# Windows 10 sans installation ?



## LKM (12 Novembre 2020)

Bonjour, est il possible d’utiliser Windows sur un iMac sans devoir l’installer? Un peu comme une distribution Linux que l’on peu utiliser depuis une clé USB ou un DD externe.
Merci


----------



## Locke (12 Novembre 2020)

LKM a dit:


> Bonjour, est il possible d’utiliser Windows sur un iMac sans devoir l’installer? Un peu comme une distribution Linux que l’on peu utiliser depuis une clé USB ou un DD externe.

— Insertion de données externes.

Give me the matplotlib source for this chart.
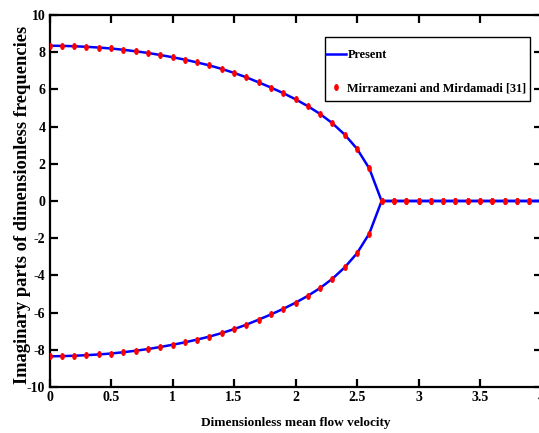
import numpy as np
import matplotlib
matplotlib.use("Agg")
import matplotlib.pyplot as plt
from matplotlib.patches import Rectangle

# ---------------- data ----------------
velocity = [0.0, 0.1, 0.2, 0.3, 0.4, 0.5, 0.6, 0.7, 0.8, 0.9,
            1.0, 1.1, 1.2, 1.3, 1.4, 1.5, 1.6, 1.7, 1.8, 1.9,
            2.0, 2.1, 2.2, 2.3, 2.4, 2.5, 2.6, 2.7, 2.8, 2.9,
            3.0, 3.1, 3.2, 3.3, 3.4, 3.5, 3.6, 3.7, 3.8, 3.9, 4.0]
present_upper = [8.35, 8.34, 8.32, 8.29, 8.25, 8.20, 8.13, 8.05, 7.96, 7.85,
                 7.73, 7.60, 7.45, 7.29, 7.10, 6.89, 6.65, 6.38, 6.10, 5.80,
                 5.47, 5.10, 4.68, 4.18, 3.57, 2.81, 1.75, 0.0, 0.0, 0.0,
                 0.0, 0.0, 0.0, 0.0, 0.0, 0.0, 0.0, 0.0, 0.0, 0.0, 0.0]
present_lower = [-8.35, -8.34, -8.32, -8.29, -8.25, -8.20, -8.13, -8.05, -7.96, -7.85,
                 -7.73, -7.60, -7.45, -7.29, -7.10, -6.89, -6.65, -6.38, -6.10, -5.80,
                 -5.47, -5.10, -4.68, -4.18, -3.57, -2.81, -1.75, 0.0, 0.0, 0.0,
                 0.0, 0.0, 0.0, 0.0, 0.0, 0.0, 0.0, 0.0, 0.0, 0.0, 0.0]

ref_velocity = [0.0, 0.1, 0.2, 0.3, 0.4, 0.5, 0.6, 0.7, 0.8, 0.9,
                1.0, 1.1, 1.2, 1.3, 1.4, 1.5, 1.6, 1.7, 1.8, 1.9,
                2.0, 2.1, 2.2, 2.3, 2.4, 2.5, 2.6, 2.7, 2.8, 2.9,
                3.0, 3.1, 3.2, 3.3, 3.4, 3.5, 3.6, 3.7, 3.8, 3.9]
ref_upper = [8.35, 8.34, 8.32, 8.29, 8.25, 8.20, 8.13, 8.05, 7.96, 7.85,
             7.73, 7.60, 7.45, 7.29, 7.10, 6.89, 6.65, 6.38, 6.10, 5.80,
             5.47, 5.10, 4.68, 4.18, 3.57, 2.81, 1.75, 0.0, 0.0, 0.0,
             0.0, 0.0, 0.0, 0.0, 0.0, 0.0, 0.0, 0.0, 0.0, 0.0]
ref_lower = [-8.35, -8.34, -8.32, -8.29, -8.25, -8.20, -8.13, -8.05, -7.96, -7.85,
             -7.73, -7.60, -7.45, -7.29, -7.10, -6.89, -6.65, -6.38, -6.10, -5.80,
             -5.47, -5.10, -4.68, -4.18, -3.57, -2.81, -1.75, 0.0, 0.0, 0.0,
             0.0, 0.0, 0.0, 0.0, 0.0, 0.0, 0.0, 0.0, 0.0, 0.0]

x_ticks = [0, 0.5, 1, 1.5, 2, 2.5, 3, 3.5, 4]
x_tick_labels = ["0", "0.5", "1", "1.5", "2", "2.5", "3", "3.5", "4"]
y_ticks = [-10, -8, -6, -4, -2, 0, 2, 4, 6, 8, 10]
y_tick_labels = ["-10", "-8", "-6", "-4", "-2", "0", "2", "4", "6", "8", "10"]

x_label = "Dimensionless mean flow velocity"
y_label = "Imaginary parts of dimensionless frequencies"
label_present = "Present"
label_ref = "Mirramezani and Mirdamadi [31]"

# ---------------- style ----------------
plt.rcParams["font.family"] = ["Liberation Serif", "DejaVu Serif"]
plt.rcParams["font.weight"] = "bold"

W, H = 539, 433
fig = plt.figure(figsize=(W / 100, H / 100), dpi=100)
ax = fig.add_axes([49.5 / W, 1 - 387 / H, 492 / W, 372 / H])

# elliptical dot (taller than wide), like the reference
t = np.linspace(0, 2 * np.pi, 40)
ellipse = list(zip(0.68 * np.cos(t), np.sin(t)))

ax.plot(velocity, present_upper, color="#0000ff", lw=1.8, label=label_present, zorder=2)
ax.plot(velocity, present_lower, color="#0000ff", lw=1.8, zorder=2)
ax.plot(ref_velocity, ref_upper, linestyle="none", marker=ellipse, markersize=5,
        markerfacecolor="#ff0000", markeredgewidth=0, label=label_ref, zorder=3)
ax.plot(ref_velocity, ref_lower, linestyle="none", marker=ellipse, markersize=5,
        markerfacecolor="#ff0000", markeredgewidth=0, zorder=3)

ax.set_xlim(0, 4)
ax.set_ylim(-10, 10)
ax.set_xticks(x_ticks)
ax.set_xticklabels(x_tick_labels)
ax.set_yticks(y_ticks)
ax.set_yticklabels(y_tick_labels)
ax.tick_params(direction="in", top=True, right=True, length=6, width=1.6,
               labelsize=10, pad=3, color="black")
for s in ax.spines.values():
    s.set_linewidth(1.6)
    s.set_color("black")

ax.set_xlabel(x_label, fontsize=9.5, fontweight="bold")
ax.xaxis.set_label_coords(0.5, -(423 - 387) / 372)
ax.xaxis.label.set_va("center")
ax.set_ylabel(y_label, fontsize=13.3, fontweight="bold")
ax.yaxis.set_label_coords((23 - 49.5) / 492, 0.49)
ax.yaxis.label.set_va("center")

leg = fig.legend(loc="upper left", bbox_to_anchor=(326 / W, 1 - 49.5 / H),
                 bbox_transform=fig.transFigure, frameon=False, borderpad=0,
                 borderaxespad=0, handlelength=1.65, handletextpad=0.1,
                 labelspacing=1.7, prop={"size": 8.8, "weight": "bold"},
                 markerscale=1.0)
fig.patches.append(Rectangle((325 / W, 1 - 101 / H), 205 / W, 64 / H,
                             transform=fig.transFigure, fill=False,
                             edgecolor="black", linewidth=1.0, zorder=5))

fig.savefig("out.png", dpi=100)
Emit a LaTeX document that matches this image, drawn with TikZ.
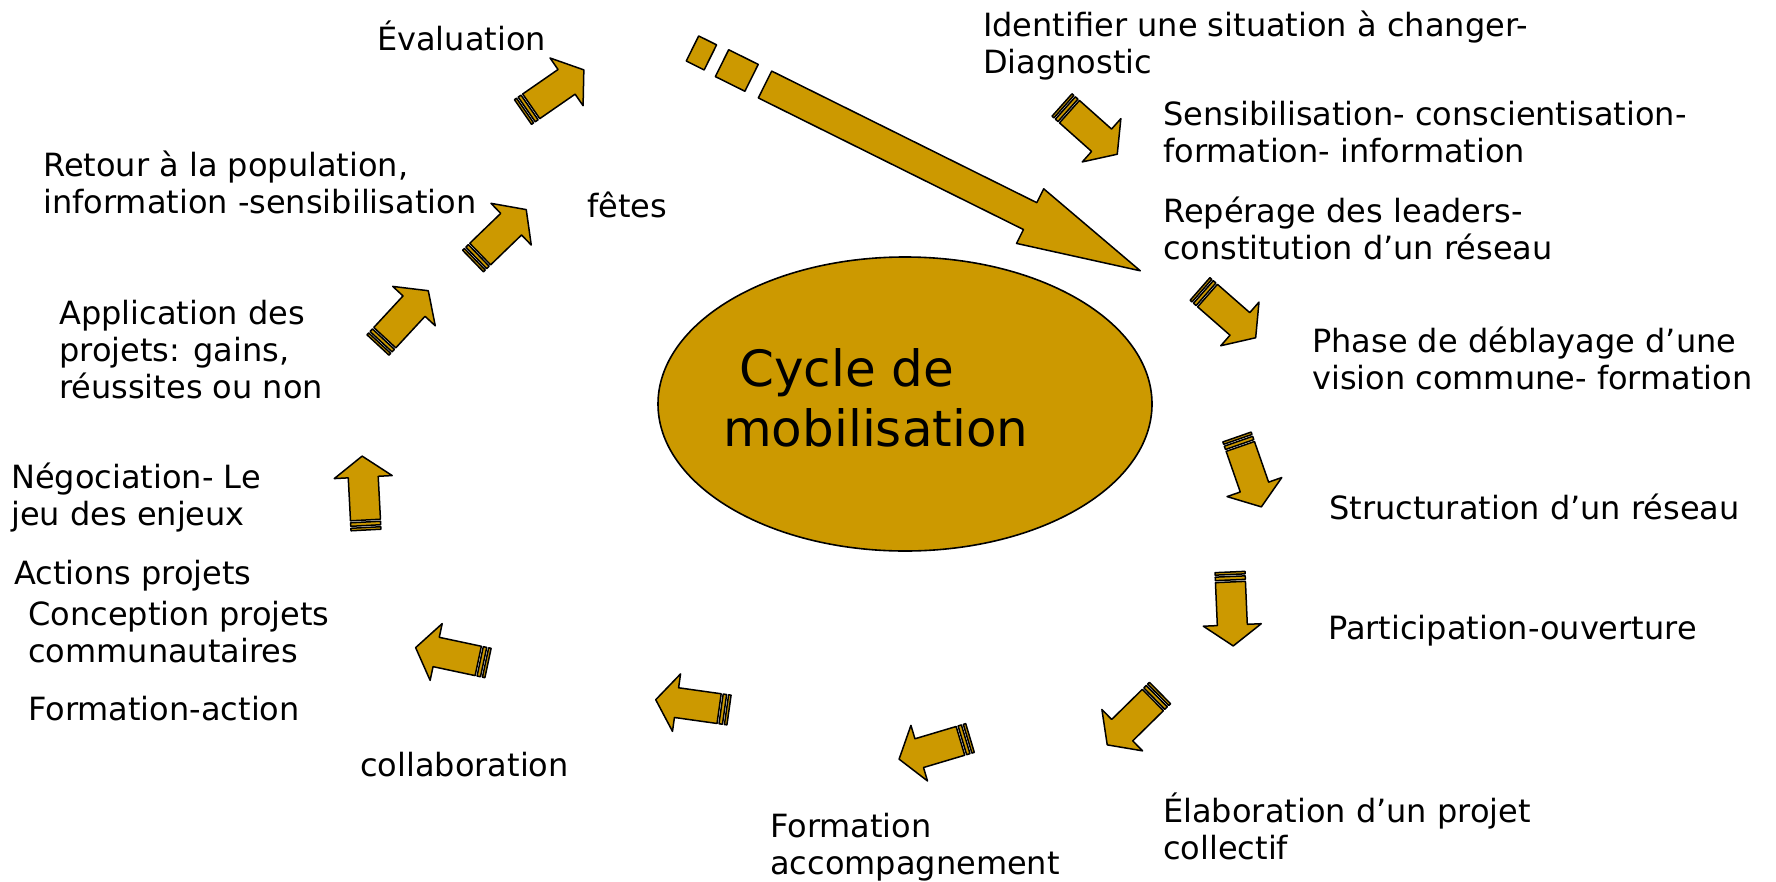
\documentclass[tikz,border=0pt]{standalone}
\usepackage{fontspec}
\setmainfont{DejaVu Sans}
\usetikzlibrary{shapes.geometric}

\definecolor{gold}{RGB}{204,153,0}

% striped block arrow: tail point, angle
\newcommand{\cyclearrow}[2]{%
  \begin{scope}[shift={#1},rotate=#2]
    \filldraw[arrowpart] (0,-15) rectangle (2.5,15);
    \filldraw[arrowpart] (4.5,-15) rectangle (8,15);
    \filldraw[arrowpart] (10,-15) -- (53,-15) -- (53,-29) -- (74,0)
      -- (53,29) -- (53,15) -- (10,15) -- cycle;
  \end{scope}}

\begin{document}
\begin{tikzpicture}[x=1pt,y=-1pt,
    arrowpart/.style={fill=gold,draw=black,line width=1.5pt,line join=round},
    label/.style={anchor=base west,inner sep=0pt,align=left,
      font=\fontsize{32}{37}\selectfont}]
\useasboundingbox (0,0) rectangle (1776,881);

\node[ellipse,draw,fill=gold,line width=1.6pt,minimum width=494pt,
  minimum height=294pt] (cycle) at (905,404) {};
\node[anchor=base west,inner sep=0pt,align=left,
  font=\fontsize{50}{60}\selectfont] (title) at (723,446)
  {\hspace*{16pt}Cycle de\\mobilisation};

% big arrow
\begin{scope}[shift={(765,84.5)},rotate=-26.4]
  \filldraw[arrowpart] (-81,-14) rectangle (-61,14);
  \filldraw[arrowpart] (-48,-15) rectangle (-15,15);
  \filldraw[arrowpart] (0,-15) -- (296,-15) -- (296,-30.5) -- (419,0)
    -- (296,30.5) -- (296,15) -- (0,15) -- cycle;
\end{scope}

% small arrows
\cyclearrow{(1062,105)}{-41.7}
\cyclearrow{(1200,289)}{-41.2}
\cyclearrow{(1237,437)}{-70.8}
\cyclearrow{(1230,572)}{-87.5}
\cyclearrow{(1160,693)}{224.5}
\cyclearrow{(970,738)}{196.6}
\cyclearrow{(729,710)}{172}
\cyclearrow{(488,663)}{168}
\cyclearrow{(366,530)}{93}
\cyclearrow{(378,345)}{47.2}
\cyclearrow{(473,261)}{44}
\cyclearrow{(523,112)}{34.7}

\node[label] (eval) at (377,50) {Évaluation};
\node[label] (ident) at (983,73) {Identifier une situation à changer-\\Diagnostic};
\node[label] (sensib) at (1163,162) {Sensibilisation- conscientisation-\\formation- information};
\node[label] (reper) at (1163,259) {Repérage des leaders-\\constitution d’un réseau};
\node[label] (phase) at (1312,389) {Phase de déblayage d’une\\vision commune- formation};
\node[label] (struct) at (1329,519) {Structuration d’un réseau};
\node[label] (partic) at (1328,639) {Participation-ouverture};
\node[label] (elab) at (1163,859) {Élaboration d’un projet\\collectif};
\node[label] (accomp) at (770,874) {Formation\\accompagnement};
\node[label] (collab) at (360,776) {collaboration};
\node[label] (formact) at (28,720) {Formation-action};
\node[label] (concep) at (28,662) {Conception projets\\communautaires};
\node[label] (actions) at (14,584) {Actions projets};
\node[label] (nego) at (11,525) {Négociation- Le\\jeu des enjeux};
\node[label] (appli) at (59,398) {Application des\\projets: gains,\\réussites ou non};
\node[label] (retour) at (43,213) {Retour à la population,\\information -sensibilisation};
\node[label] (fetes) at (587,217) {fêtes};
\end{tikzpicture}
\end{document}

Depuis un PC dans une clé USB c'est possible, mais dans une version minimaliste et ce ne sera pas rapide. Dans un Mac je ne crois pas, car le boot de démarrage ne sera pas reconnu. Ne jamais oublier qu'un Mac ne possède pas de BIOS ! De plus une version de Windows nécessite une clé de licence valide.

Depuis un disque dur USB 3.0, oui c'est possible, donc une grosse lecture... https://forums.macg.co/threads/inst...-adaptateur-sans-assistant-boot-camp.1330007/


----------



## LKM (13 Décembre 2020)

Problème résolue je sus passer à Parallels Desktop [emoji6]


----------



## Locke (13 Décembre 2020)

LKM a dit:


> Problème résolue je sus passer à Parallels Desktop


Oui, sauf que c'est une machine virtuelle, que tout est en émulation et que sur le fond que tu as bien dû faire une installation complète de Windows.


----------